The group were all set for a mini reunion tour to celebrate their 15th anniversary in 2019. But all dates were postponed and there's no news yet of any rescheduling.

But after a whole host of behind the scenes problems, including the firing of two members, the group officially called it a day in 2009. A reunion four years later produced a third LP, DK3, but more in-fighting ensured it was short-lived.

Aubrey O'Day and Shannon Bex went on to form electro-pop duo Dumblonde in 2015, reaching No. 129 on the Billboard 200 with their self-titled debut (their 2019 follow-up Bianca failed to chart). In the wake of Danity Kane's first split, the latter also dropped an eponymous solo EP.

But it was the former who initially proved to be the band's most notable member. After receiving her marching orders, O'Day issued her first EP Between Two Evils, appeared in romcom American High School and collaborated with Donnie Wahlberg. She also became a reality TV regular, bagging her own Oxygen show, All About Aubrey, competing on the UK version of Celebrity Big Brother and, most famously, causing all kinds of drama while placing third on The Celebrity Apprentice.

The only member not to take part in Danity Kane's first reunion, D. Woods, wasted little time in forging a solo career after getting the push in 2009. She dropped her first mixtape that same year and in the early '10s released two EPs, The Gray Area and My Favorite Color. More recently, Woods has released singles featuring guest spots from rappers Cakes da Killa and Ap tha Don.

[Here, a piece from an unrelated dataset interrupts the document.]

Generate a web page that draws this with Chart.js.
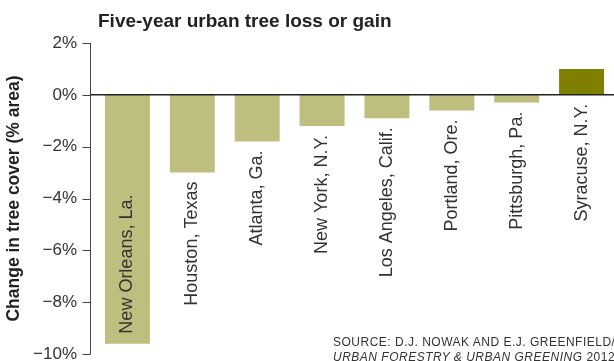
<!DOCTYPE html>
<html>
<head>
  <meta charset="utf-8">
  <title>Urban tree cover</title>
  <script src="https://cdn.jsdelivr.net/npm/chart.js"></script>
  <style>
    html, body { margin: 0; padding: 0; background: #fff; overflow: hidden; }
    #wrap { position: relative; width: 614px; height: 361px; }
    #head {
      position: absolute; left: 98px; top: 11px;
      font: bold 19px "Liberation Sans", Arial, sans-serif; line-height: 19px;
      color: #222; white-space: nowrap;
    }
    #source {
      position: absolute; left: 333px; top: 335px;
      font: 12px "Liberation Sans", Arial, sans-serif; line-height: 15px;
      letter-spacing: 0.5px; color: #333; white-space: nowrap;
    }
  </style>
</head>
<body>
<div id="wrap">
  <canvas id="tree-chart" width="614" height="361"></canvas>
  <div id="head">Five-year urban tree loss or gain</div>
  <div id="source">SOURCE: D.J. NOWAK AND E.J. GREENFIELD/<br><i>URBAN FORESTRY &amp; URBAN GREENING</i> 2012</div>
</div>

<script>
var cities = ['New Orleans, La.', 'Houston, Texas', 'Atlanta, Ga.', 'New York, N.Y.',
              'Los Angeles, Calif.', 'Portland, Ore.', 'Pittsburgh, Pa.', 'Syracuse, N.Y.'];
var change = [-9.6, -3.0, -1.8, -1.2, -0.9, -0.6, -0.3, 1.0];
var yMin = -10, yMax = 2, yStep = 2;

var lossColor = '#bebe7e', gainColor = '#7f7f00';

// axis line with outside ticks, plus the heavier zero line
var axisLines = {
  id: 'axisLines',
  afterDatasetsDraw: function(chart) {
    var ctx = chart.ctx, area = chart.chartArea, y = chart.scales.y;
    var ax = area.left - 4.5;
    ctx.save();
    ctx.strokeStyle = '#444';
    ctx.lineWidth = 1;
    ctx.beginPath();
    ctx.moveTo(ax, y.getPixelForValue(yMax));
    ctx.lineTo(ax, y.getPixelForValue(yMin) + 0.5);
    y.ticks.forEach(function(t) {
      var py = Math.round(y.getPixelForValue(t.value)) + 0.5;
      ctx.moveTo(ax - 8, py);
      ctx.lineTo(ax, py);
    });
    ctx.stroke();
    ctx.strokeStyle = '#222';
    ctx.lineWidth = 1.5;
    ctx.beginPath();
    var z = y.getPixelForValue(0);
    ctx.moveTo(ax, z);
    ctx.lineTo(area.right, z);
    ctx.stroke();
    ctx.restore();
  }
};

// city names run upward under each bar; inside the bar when it reaches the bottom
var barLabels = {
  id: 'barLabels',
  afterDatasetsDraw: function(chart) {
    var ctx = chart.ctx, area = chart.chartArea;
    var bars = chart.getDatasetMeta(0).data;
    ctx.save();
    ctx.font = '18px "Liberation Sans", Arial, sans-serif';
    ctx.fillStyle = '#333';
    ctx.textBaseline = 'middle';
    bars.forEach(function(bar, i) {
      var name = cities[i];
      var w = ctx.measureText(name).width;
      var low = Math.max(bar.y, bar.base);
      ctx.save();
      if (low + 9 + w > area.bottom) {
        ctx.translate(bar.x, low - 10);
        ctx.rotate(-Math.PI / 2);
        ctx.textAlign = 'left';
      } else {
        ctx.translate(bar.x, low + 9);
        ctx.rotate(-Math.PI / 2);
        ctx.textAlign = 'right';
      }
      ctx.fillText(name, 0, 0);
      ctx.restore();
    });
    ctx.restore();
  }
};

new Chart(document.getElementById('tree-chart'), {
  type: 'bar',
  data: {
    labels: cities,
    datasets: [{
      data: change,
      backgroundColor: change.map(function(v) { return v < 0 ? lossColor : gainColor; }),
      categoryPercentage: 1,
      barPercentage: 0.693
    }]
  },
  options: {
    responsive: false,
    animation: false,
    layout: { padding: { top: 43, bottom: 7, left: 0, right: 0 } },
    plugins: { legend: { display: false }, tooltip: { enabled: false } },
    scales: {
      x: { display: false },
      y: {
        min: yMin, max: yMax,
        afterFit: function(s) {
          s.width = 95;
          // let the end labels hang past the plot edges
          s.paddingTop = 0;
          s.paddingBottom = 0;
        },
        grid: { display: false, drawTicks: false },
        border: { display: false },
        ticks: {
          stepSize: yStep,
          padding: 18,
          color: '#333',
          font: { family: '"Liberation Sans", Arial, sans-serif', size: 17 },
          callback: function(v) { return (v < 0 ? '\u2212' + Math.abs(v) : v) + '%'; }
        },
        title: {
          display: true,
          text: 'Change in tree cover (% area)',
          color: '#222',
          padding: { top: 4, bottom: 0 },
          font: { family: '"Liberation Sans", Arial, sans-serif', size: 17.5, weight: 'bold' }
        }
      }
    }
  },
  plugins: [axisLines, barLabels]
});
</script>
</body>
</html>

Danity Kane (minus Woods and Fimbres) once again hit the reunion trail in 2018 with a tour which combined material from Dumblonde, Richard's solo career and the group's back catalog. The trio have also announced plans to record new material together.

But once again, the Making the Band curse struck before a third album hit the shelves, and the five-piece announced their split in July 2012. By this point three members, Qwanell 'Que' Mosley, Robert 'Magnum' Curry and Willie Taylor, had already released solo material, with Mike 'Butta' McCluney and Brian Angel following suit several years later.